Financial Metrics and Ratios
Financial ratios are the backbone of peer benchmarking. Agencies compare metrics such as:
- Leverage ratios, reflecting capital structure risk
- Interest coverage and debt service coverage ratios
- Profitability margins and return metrics
- Liquidity indicators and working capital efficiency
- Cash flow generation and stability
These comparisons help agencies understand whether a company’s financial profile aligns with, exceeds, or falls short of peer norms.
Business Risk Profile
Beyond numbers, agencies benchmark business risk factors including:
- Market position and competitive strength
- Revenue diversification by product, customer, and geography
- Exposure to cyclicality and volatility
- Cost structure flexibility and operating leverage
Two companies with similar financial ratios may still differ materially in business risk, which peer benchmarking helps highlight.
Operating and Performance Trends
Benchmarking is not limited to a single point in time. Rating agencies examine trends relative to peers, such as:
- Whether margins are improving or deteriorating faster than peers
- How cash flows behave across business cycles
- Whether leverage is rising while peers are deleveraging
Trend analysis provides insight into momentum and sustainability, not just current position.
How Peer Benchmarking Influences Rating Outcomes
Peer benchmarking plays a direct role in shaping rating decisions in several ways.
Relative Positioning
A company with average financials may receive a stronger rating if peers are weaker, while strong absolute performance may still result in a moderate rating if peers significantly outperform.
Rating Calibration
Benchmarking ensures that ratings within an industry are distributed logically across the rating scale, maintaining consistency and credibility.
Identification of Outliers
Companies that materially outperform peers may receive positive rating consideration, while persistent underperformance relative to peers may lead to rating pressure.
Benchmarking and Rating Sensitivity
Peer benchmarking also informs rating sensitivity. If a company’s metrics are only marginally better than peer medians, even small adverse changes may weaken its relative position and trigger rating action. Conversely, companies with strong buffers over peer benchmarks often enjoy greater rating stability.
Limitations and Judgement in Benchmarking
While peer benchmarking is a powerful tool, it is not mechanical. Rating agencies apply judgement to address:
- Differences in accounting practices
- Variations in business strategy within the same sector
- Data limitations, especially for private companies
- Structural differences that ratios alone cannot capture
Benchmarking therefore complements, rather than replaces, holistic credit analysis.

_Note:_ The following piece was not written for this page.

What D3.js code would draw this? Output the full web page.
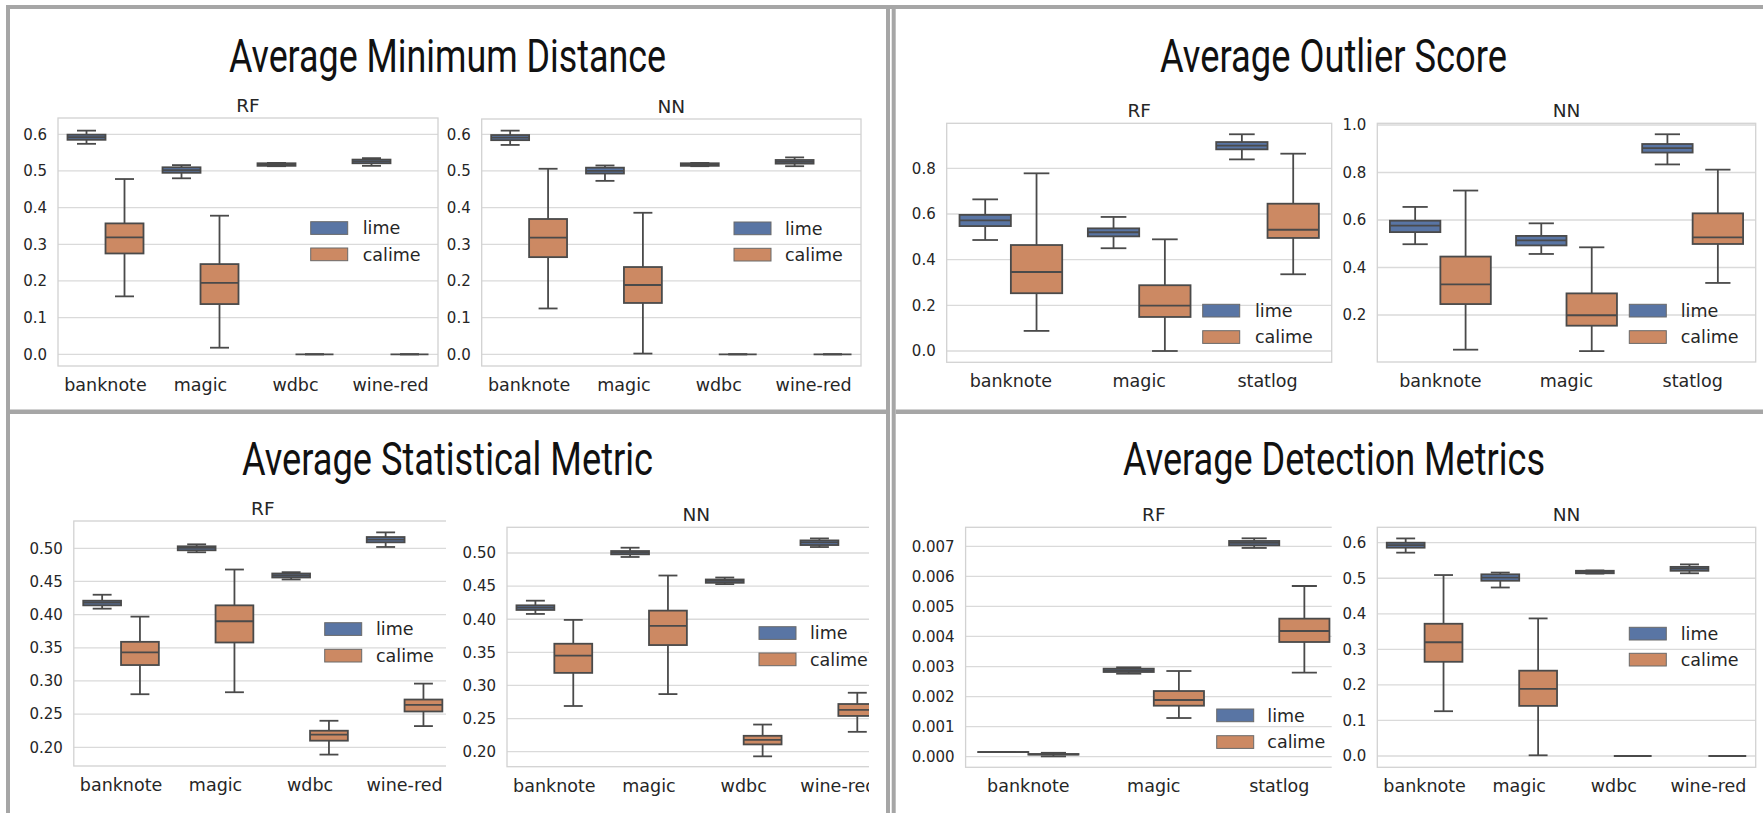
<!DOCTYPE html>
<html><head><meta charset="utf-8">
<script src="https://cdn.jsdelivr.net/npm/d3@7"></script>
<style>html,body{margin:0;padding:0;background:#fff;overflow:hidden;} svg{display:block;}</style>
</head><body>
<script>
// ---------------- data ----------------
const cats4 = ["banknote", "magic", "wdbc", "wine-red"];
const cats3 = ["banknote", "magic", "statlog"];
const seriesNames = ["lime", "calime"];
const seriesColors = ["#5975a4", "#cc8963"];

// each row: [whisker low, q1, median, q3, whisker high]
const amdRFLime   = [[0.574,0.585,0.592,0.599,0.610],[0.480,0.495,0.502,0.510,0.516],[0.513,0.514,0.517,0.521,0.522],[0.514,0.521,0.526,0.531,0.535]];
const amdRFCalime = [[0.158,0.275,0.319,0.357,0.478],[0.018,0.137,0.195,0.246,0.378],[0,0,0,0,0],[0,0,0,0,0]];
const amdNNLime   = [[0.571,0.584,0.591,0.598,0.610],[0.473,0.493,0.500,0.509,0.515],[0.513,0.514,0.517,0.521,0.522],[0.513,0.520,0.525,0.530,0.537]];
const amdNNCalime = [[0.125,0.265,0.318,0.369,0.506],[0.002,0.140,0.189,0.238,0.386],[0,0,0,0,0],[0,0,0,0,0]];

const aosRFLime   = [[0.486,0.547,0.572,0.596,0.664],[0.450,0.502,0.520,0.537,0.587],[0.839,0.883,0.899,0.915,0.949]];
const aosRFCalime = [[0.088,0.253,0.346,0.464,0.778],[0.000,0.149,0.199,0.288,0.489],[0.336,0.495,0.531,0.645,0.864]];
const aosNNLime   = [[0.498,0.549,0.576,0.597,0.655],[0.457,0.493,0.514,0.533,0.586],[0.834,0.884,0.903,0.920,0.961]];
const aosNNCalime = [[0.054,0.246,0.329,0.446,0.724],[0.048,0.155,0.199,0.291,0.485],[0.335,0.499,0.527,0.628,0.812]];

const asmRFLime   = [[0.409,0.414,0.418,0.421,0.430],[0.494,0.497,0.5005,0.503,0.506],[0.453,0.456,0.459,0.462,0.464],[0.502,0.509,0.513,0.517,0.524]];
const asmRFCalime = [[0.280,0.324,0.343,0.359,0.397],[0.283,0.358,0.390,0.414,0.468],[0.189,0.210,0.219,0.225,0.240],[0.232,0.254,0.264,0.272,0.296]];
const asmNNLime   = [[0.408,0.414,0.4175,0.421,0.428],[0.494,0.498,0.5006,0.503,0.508],[0.453,0.455,0.458,0.460,0.463],[0.509,0.512,0.516,0.519,0.522]];
const asmNNCalime = [[0.269,0.319,0.345,0.363,0.399],[0.287,0.361,0.390,0.413,0.466],[0.193,0.211,0.218,0.224,0.241],[0.230,0.254,0.263,0.272,0.289]];

const admRFLime   = [[0.000150,0.000153,0.000155,0.000157,0.000160],[0.002762,0.002818,0.002873,0.002929,0.002973],[0.006945,0.007033,0.007111,0.007178,0.007266]];
const admRFCalime = [[0.000010,0.000070,0.000080,0.000090,0.000130],[0.001287,0.001697,0.001886,0.002185,0.002851],[0.002796,0.003816,0.004182,0.004593,0.005680]];
const admNNLime   = [[0.572,0.586,0.593,0.600,0.612],[0.474,0.493,0.502,0.511,0.516],[0.513,0.514,0.518,0.521,0.522],[0.514,0.521,0.527,0.532,0.539]];
const admNNCalime = [[0.126,0.265,0.320,0.372,0.509],[0.002,0.141,0.189,0.240,0.387],[0,0,0,0,0],[0,0,0,0,0]];

const ticksA = [0, 0.1, 0.2, 0.3, 0.4, 0.5, 0.6];
const tickLabelsA = ["0.0", "0.1", "0.2", "0.3", "0.4", "0.5", "0.6"];
const ticksB = [0, 0.2, 0.4, 0.6, 0.8];
const tickLabelsB = ["0.0", "0.2", "0.4", "0.6", "0.8"];
const ticksC = [0.2, 0.4, 0.6, 0.8, 1.0];
const tickLabelsC = ["0.2", "0.4", "0.6", "0.8", "1.0"];
const ticksD = [0.20, 0.25, 0.30, 0.35, 0.40, 0.45, 0.50];
const tickLabelsD = ["0.20", "0.25", "0.30", "0.35", "0.40", "0.45", "0.50"];
const ticksE = [0, 0.001, 0.002, 0.003, 0.004, 0.005, 0.006, 0.007];
const tickLabelsE = ["0.000", "0.001", "0.002", "0.003", "0.004", "0.005", "0.006", "0.007"];

const panelTitles = ["Average Minimum Distance", "Average Outlier Score", "Average Statistical Metric", "Average Detection Metrics"];
const modelNames = ["RF", "NN"];

// ---------------- layout ----------------
const W = 1763, H = 813;
const svg = d3.select("body").append("svg").attr("width", W).attr("height", H);
const defs = svg.append("defs");
const TXT = "#262626", LINE = "#4a4a4a", GRID = "#dadada";
const FONT = "'DejaVu Sans', sans-serif";

const titleLayout = [
  {x0: 229, x1: 666, y: 71.7},
  {x0: 1160, x1: 1507, y: 71.7},
  {x0: 242, x1: 653, y: 475},
  {x0: 1123, x1: 1545, y: 475}
];

const subplots = [
  {title: modelNames[0], cats: cats4, lime: amdRFLime, calime: amdRFCalime, ticks: ticksA, labels: tickLabelsA,
   x0: 58, x1: 438, y0: 118, y1: 366, vA: 0, pA: 354.3, vB: 0.6, pB: 134.3, legX: 310.7, legY: [221.7, 248], legTX: 362.7},
  {title: modelNames[1], cats: cats4, lime: amdNNLime, calime: amdNNCalime, ticks: ticksA, labels: tickLabelsA,
   x0: 481.7, x1: 861, y0: 119, y1: 366, vA: 0, pA: 354.3, vB: 0.6, pB: 134.3, legX: 734, legY: [222, 248.3], legTX: 785},
  {title: modelNames[0], cats: cats3, lime: aosRFLime, calime: aosRFCalime, ticks: ticksB, labels: tickLabelsB,
   x0: 946.7, x1: 1331.7, y0: 123.3, y1: 362.3, vA: 0, pA: 351, vB: 0.8, pB: 168.3, legX: 1202.7, legY: [304.3, 330.7], legTX: 1255},
  {title: modelNames[1], cats: cats3, lime: aosNNLime, calime: aosNNCalime, ticks: ticksC, labels: tickLabelsC,
   x0: 1377.3, x1: 1755.7, y0: 123.3, y1: 362, vA: 0.2, pA: 315, vB: 1.0, pB: 125, legX: 1629.3, legY: [304.3, 330.7], legTX: 1680.7},
  {title: modelNames[0], cats: cats4, lime: asmRFLime, calime: asmRFCalime, ticks: ticksD, labels: tickLabelsD,
   x0: 73.8, x1: 451.8, y0: 521, y1: 766, vA: 0.2, pA: 747.3, vB: 0.5, pB: 548.3, legX: 324.7, legY: [622.7, 649.3], legTX: 376, clipX: 446},
  {title: modelNames[1], cats: cats4, lime: asmNNLime, calime: asmNNCalime, ticks: ticksD, labels: tickLabelsD,
   x0: 507, x1: 885.7, y0: 527.3, y1: 766.7, vA: 0.2, pA: 751.7, vB: 0.5, pB: 553, legX: 759, legY: [626.7, 653], legTX: 810, clipX: 869},
  {title: modelNames[0], cats: cats3, lime: admRFLime, calime: admRFCalime, ticks: ticksE, labels: tickLabelsE,
   x0: 965.6, x1: 1342, y0: 527.3, y1: 767.3, vA: 0, pA: 756.7, vB: 0.007, pB: 546.3, legX: 1216.7, legY: [709, 735.7], legTX: 1267.3, clipX: 1331.7},
  {title: modelNames[1], cats: cats4, lime: admNNLime, calime: admNNCalime, ticks: ticksA, labels: tickLabelsA,
   x0: 1377.3, x1: 1755.7, y0: 527.3, y1: 767.3, vA: 0, pA: 756, vB: 0.6, pB: 542.7, legX: 1629.3, legY: [627.3, 653.3], legTX: 1680.7}
];

// ---------------- borders ----------------
const BORDER = "#a6a6a6";
const borders = svg.append("g").attr("stroke", BORDER).attr("stroke-width", 4);
borders.append("line").attr("x1", 8).attr("x2", 8).attr("y1", 5).attr("y2", H);
borders.append("line").attr("x1", 6).attr("x2", W).attr("y1", 7).attr("y2", 7);
borders.append("line").attr("x1", 888).attr("x2", 888).attr("y1", 5).attr("y2", H);
borders.append("line").attr("x1", 893.7).attr("x2", 893.7).attr("y1", 5).attr("y2", H);
borders.append("line").attr("x1", 6).attr("x2", 886).attr("y1", 411.7).attr("y2", 411.7).attr("stroke-width", 4.6);
borders.append("line").attr("x1", 895.7).attr("x2", W).attr("y1", 411.7).attr("y2", 411.7).attr("stroke-width", 4.6);

// ---------------- panel titles ----------------
panelTitles.forEach((t, i) => {
  const L = titleLayout[i];
  svg.append("text")
    .attr("x", L.x0).attr("y", L.y)
    .attr("textLength", L.x1 - L.x0).attr("lengthAdjust", "spacingAndGlyphs")
    .attr("font-family", "Roboto, 'Open Sans', sans-serif").attr("font-weight", 400)
    .attr("font-size", 47).attr("fill", "#111").text(t);
});

// ---------------- subplots ----------------
subplots.forEach((c, idx) => {
  const g = svg.append("g");
  if (c.clipX !== undefined) {
    const id = "clip" + idx;
    defs.append("clipPath").attr("id", id).append("rect")
      .attr("x", c.x0 - 120).attr("y", c.y0 - 60).attr("width", c.clipX - (c.x0 - 120)).attr("height", c.y1 - c.y0 + 120);
    g.attr("clip-path", `url(#${id})`);
  }
  const y = d3.scaleLinear().domain([c.vA, c.vB]).range([c.pA, c.pB]);
  const x = d3.scaleBand().domain(c.cats).range([c.x0, c.x1]).paddingInner(0.2).paddingOuter(0.1);
  const xs = d3.scaleBand().domain(seriesNames).range([0, x.bandwidth()]);
  const color = d3.scaleOrdinal().domain(seriesNames).range(seriesColors);

  // grid
  g.append("g").selectAll("line").data(c.ticks).join("line")
    .attr("x1", c.x0).attr("x2", c.x1)
    .attr("y1", d => y(d)).attr("y2", d => y(d))
    .attr("stroke", GRID).attr("stroke-width", 1.3);

  // frame
  g.append("rect").attr("x", c.x0).attr("y", c.y0).attr("width", c.x1 - c.x0).attr("height", c.y1 - c.y0)
    .attr("fill", "none").attr("stroke", "#d2d2d2").attr("stroke-width", 1.3);

  // y axis labels
  const yAxis = d3.axisLeft(y).tickValues(c.ticks).tickFormat((d, i) => c.labels[i]).tickSize(0).tickPadding(11);
  const ya = g.append("g").attr("transform", `translate(${c.x0},0)`).call(yAxis);
  ya.select(".domain").remove();
  ya.selectAll("text").attr("font-family", FONT).attr("font-size", 15).attr("fill", TXT);

  // x axis labels
  const xAxis = d3.axisBottom(x).tickSize(0).tickPadding(12.6);
  const xa = g.append("g").attr("transform", `translate(0,${c.y1})`).call(xAxis);
  xa.select(".domain").remove();
  xa.selectAll("text").attr("font-family", FONT).attr("font-size", 17.5).attr("fill", TXT);

  // subplot title
  g.append("text").attr("x", (c.x0 + c.x1) / 2).attr("y", c.y0 - 6)
    .attr("text-anchor", "middle").attr("font-family", FONT).attr("font-size", 18.5).attr("fill", TXT)
    .text(c.title);

  // boxes
  const rows = [];
  c.cats.forEach((cat, i) => {
    rows.push({cat, s: "lime", v: c.lime[i]});
    rows.push({cat, s: "calime", v: c.calime[i]});
  });
  const bw = xs.bandwidth();
  const bg = g.append("g").selectAll("g").data(rows).join("g")
    .attr("transform", d => `translate(${x(d.cat) + xs(d.s) + bw / 2},0)`);
  const ls = sel => sel.attr("stroke", LINE).attr("stroke-width", 1.8).attr("fill", "none");
  bg.append("line").attr("x1", 0).attr("x2", 0).attr("y1", d => y(d.v[0])).attr("y2", d => y(d.v[1])).call(ls);
  bg.append("line").attr("x1", 0).attr("x2", 0).attr("y1", d => y(d.v[3])).attr("y2", d => y(d.v[4])).call(ls);
  bg.append("line").attr("x1", -bw / 4).attr("x2", bw / 4).attr("y1", d => y(d.v[0])).attr("y2", d => y(d.v[0])).call(ls);
  bg.append("line").attr("x1", -bw / 4).attr("x2", bw / 4).attr("y1", d => y(d.v[4])).attr("y2", d => y(d.v[4])).call(ls);
  bg.append("rect").attr("x", -bw / 2).attr("width", bw)
    .attr("y", d => y(d.v[3])).attr("height", d => Math.max(0, y(d.v[1]) - y(d.v[3])))
    .attr("fill", d => color(d.s)).attr("stroke", LINE).attr("stroke-width", 1.8);
  bg.append("line").attr("x1", -bw / 2).attr("x2", bw / 2).attr("y1", d => y(d.v[2])).attr("y2", d => y(d.v[2])).call(ls);

  // legend
  const lg = g.append("g");
  seriesNames.forEach((s, i) => {
    lg.append("rect").attr("x", c.legX).attr("y", c.legY[i]).attr("width", 37).attr("height", 12.7)
      .attr("fill", color(s)).attr("stroke", "#6a6a6a").attr("stroke-width", 1);
    lg.append("text").attr("x", c.legTX).attr("y", c.legY[i] + 6.35).attr("dy", "0.36em")
      .attr("font-family", FONT).attr("font-size", 17.5).attr("fill", TXT).text(s);
  });
});
</script>
</body></html>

What Peer Benchmarking Means for Companies
Understanding how rating agencies benchmark peers helps companies prepare more effectively for rating evaluations.
Companies should:
- Identify their true peer group from a credit perspective
- Track their performance relative to peer norms
- Understand which metrics drive relative positioning
- Be prepared to explain deviations from peer averages
Clear articulation of strategic differentiators can help offset weaker benchmarking outcomes in certain areas.
Role of Professional Credit Rating Advisors
Expert advisors help companies interpret peer benchmarking correctly and position themselves effectively by:
- Identifying relevant peer groups
- Benchmarking financial and business metrics
- Highlighting relative strengths and mitigating concerns
- Aligning company narratives with rating expectations
FinMen Advisors works closely with companies to assess peer positioning, strengthen relative credit profiles, and support informed, confident engagement with rating agencies.
Conclusion
Peer benchmarking is a cornerstone of credit rating evaluation. By comparing a company’s financial performance, business risk, and operating trends against similar peers, rating agencies arrive at balanced, consistent, and credible credit opinions.
For companies, understanding peer benchmarking is essential not only for predicting rating outcomes but also for identifying strategic areas of improvement. When approached proactively, benchmarking becomes a powerful tool for strengthening credit positioning and long-term financial resilience.